Hawkish-tilting Fed could move rates quicker in 2018

Business
Hawkish-tilting Fed could move rates quicker in 2018
The Federal Reserve likely will leave the benchmark US interest rate untouched next week, but economists say the changing composition of the policy committee could point to faster rate hikes in 2018.

Markets are betting the first of the three interest rate moves expected this year will come at the Fed's next meeting in March.

That will allow the Fed's interest-rate setting body, the Federal Open Market Committee (FOMC), to wait for firmer signs of inflation, which has long run below the Fed's two percent target.

But changing economic conditions -- the massive tax cuts approved last month, recovering energy prices, a weaker US dollar, new trade tariffs and stronger global growth -- could combine with a widespread US labor shortage to spur wage gains and cause a demand-driven rise in inflation, analysts say.

At the same time the changing makeup of the FOMC appears to be leaning in a more hawkish, inflation-averse direction, which raises the chances the committee will raise rates four times rather than three.

"It looks like in 2018 it will be justified to be more hawkish," Diane Swonk, chief economist at Grant Thornton, told AFP. "You'll get doves becoming more hawkish much more rapidly when conditions are changing."

The 12 presidents of the regional Federal Reserve banks rotate as voting members of the FOMC each year, along with members of the Fed Board of Governors who always vote.

Chicago Fed President Charles Evans and Minneapolis President Neel Kashkari, who both opposed last month's rate hike, will not vote this year.

But Cleveland's Loretta Mester, who twice dissented in favor of higher rates in 2016, will become a voter.

Mester will be joined by San Francisco's John Williams, a centrist and ally of outgoing Chair Janet Yellen, and the Atlanta region's newly-appointed Raphael Bostic, who is an unknown but pegged as a dove by analysts at IHS Markit.

Thomas Barkin, who took over this month as president of the traditionally hawkish Richmond Fed also will be voting for the first time.

- A more challenging environment -

This week's meeting will be Yellen's last, and once she steps down at the start of February, President Donald Trump is in a position to stack the Fed's Board, with the chance name all but one of its seven members.

Jerome Powell, who will take over as Fed chair, has served on the board with Yellen since 2012 and is unlikely to depart too easily from the path she charted, having supported her post-crisis policy of painstakingly cautious rate increases.
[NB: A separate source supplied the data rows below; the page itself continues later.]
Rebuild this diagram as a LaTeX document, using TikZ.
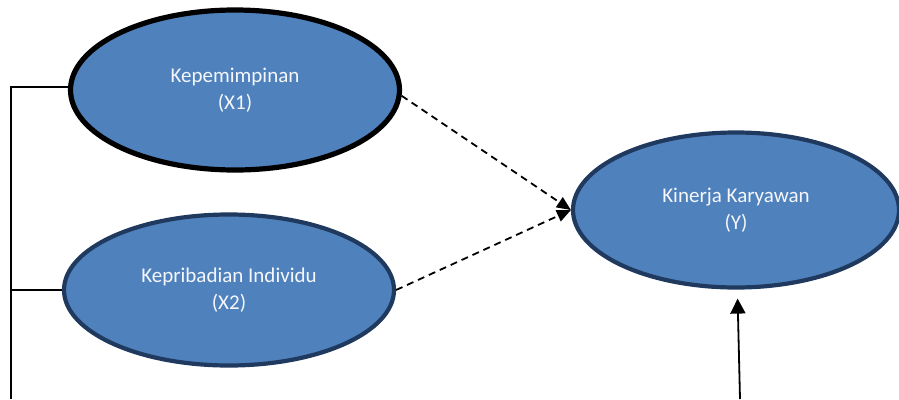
\documentclass[tikz,border=0pt]{standalone}
\usepackage{fontspec}
\setmainfont{Carlito}
\usepackage{tikz}
\usetikzlibrary{arrows.meta, shapes.geometric, positioning}
\definecolor{accent}{HTML}{4F81BD}
\definecolor{navy}{HTML}{1F3A5E}
\tikzset{
    construct/.style={ellipse, draw=navy, line width=4.2pt, fill=accent, text=white!94!accent, align=center, font=\fontsize{21}{27}\selectfont, inner sep=0pt},
    link/.style={line width=1.5pt, draw=black},
    effect/.style={line width=1.8pt, dash pattern=on 7pt off 5pt, -{Triangle[length=14pt, width=12pt]}},
    support/.style={line width=1.8pt, -{Triangle[length=15pt, width=15pt]}}
}

\begin{document}
\begin{tikzpicture}[x=1pt, y=-1pt]
    \useasboundingbox (0,0) rectangle (899,399);

    % Variables
    \node[construct, draw=black, line width=5.2pt, minimum width=329pt, minimum height=160pt] (kep) at (235,90) {Kepemimpinan\\(X1)};
    \node[construct, minimum width=330pt, minimum height=151pt] (krb) at (229,290) {Kepribadian Individu\\(X2)};
    \node[construct, minimum width=326pt, minimum height=155pt] (kin) at (736,210) {Kinerja Karyawan\\(Y)};

    % Correlation bracket on the left
    \coordinate (bus) at (11,399);
    \draw[link] (kep.179) -| (bus);
    \draw[link] (krb.west) -- (krb.west -| bus);

    % Hypotheses
    \draw[effect] (kep.-2) -- (kin.west);
    \draw[effect] (krb.east) -- (kin.west);

    % Outside influence
    \coordinate (ext) at (740,399);
    \draw[support, shorten >=9pt] (ext) -- (kin.271);
\end{tikzpicture}
\end{document}
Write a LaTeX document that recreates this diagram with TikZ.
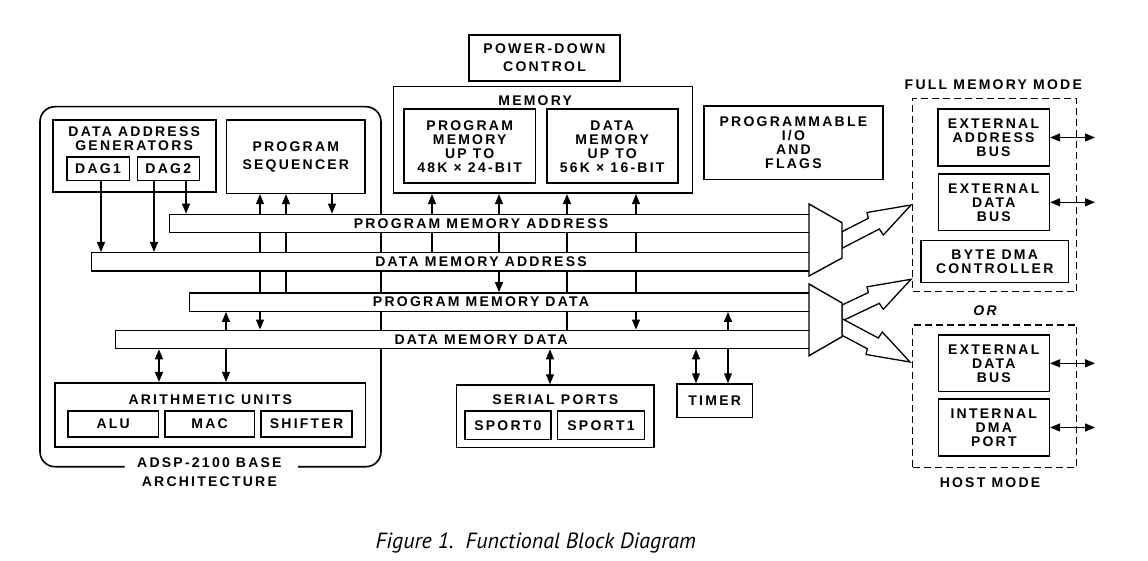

But observers say the jury is still out on conservative Trump nominee Marvin Goodfriend, a university professor and former Richmond Fed adviser.

Goodfriend struggled in Senate testimony this month to explain why his predictions of "disastrous" post-crisis inflation had been wrong.

He has frequently called for higher rates and scolded the Fed last year for failing to guard against the risk of rising prices -- but also favors allowing even negative rates when needed to stimulate growth.
 
University of Oregon economist Tim Duy, a keen Fed observer, told AFP the Fed would do well to avoid overreacting by raising rates more than three times.

"They will need to be wary of the long and variable lags in the policy process; they will need to take some time to see the impact of their past tightening," he said.

"So I tend to think you need further evidence of excessive inflationary risks before they ratchet up the pace of rate increases."

With Wall Street forging ever higher, Swonk of Grant Thornton said the Fed may also feel compelled to respond to prevent a bubble in asset prices, even though monetary policy tools are ill-suited to address those issues.

"So far, Chair Yellen gets to leave without leaving a ripple on financial markets," Swonk said.

"That's great to leave on that note and the ripples may be yet to come."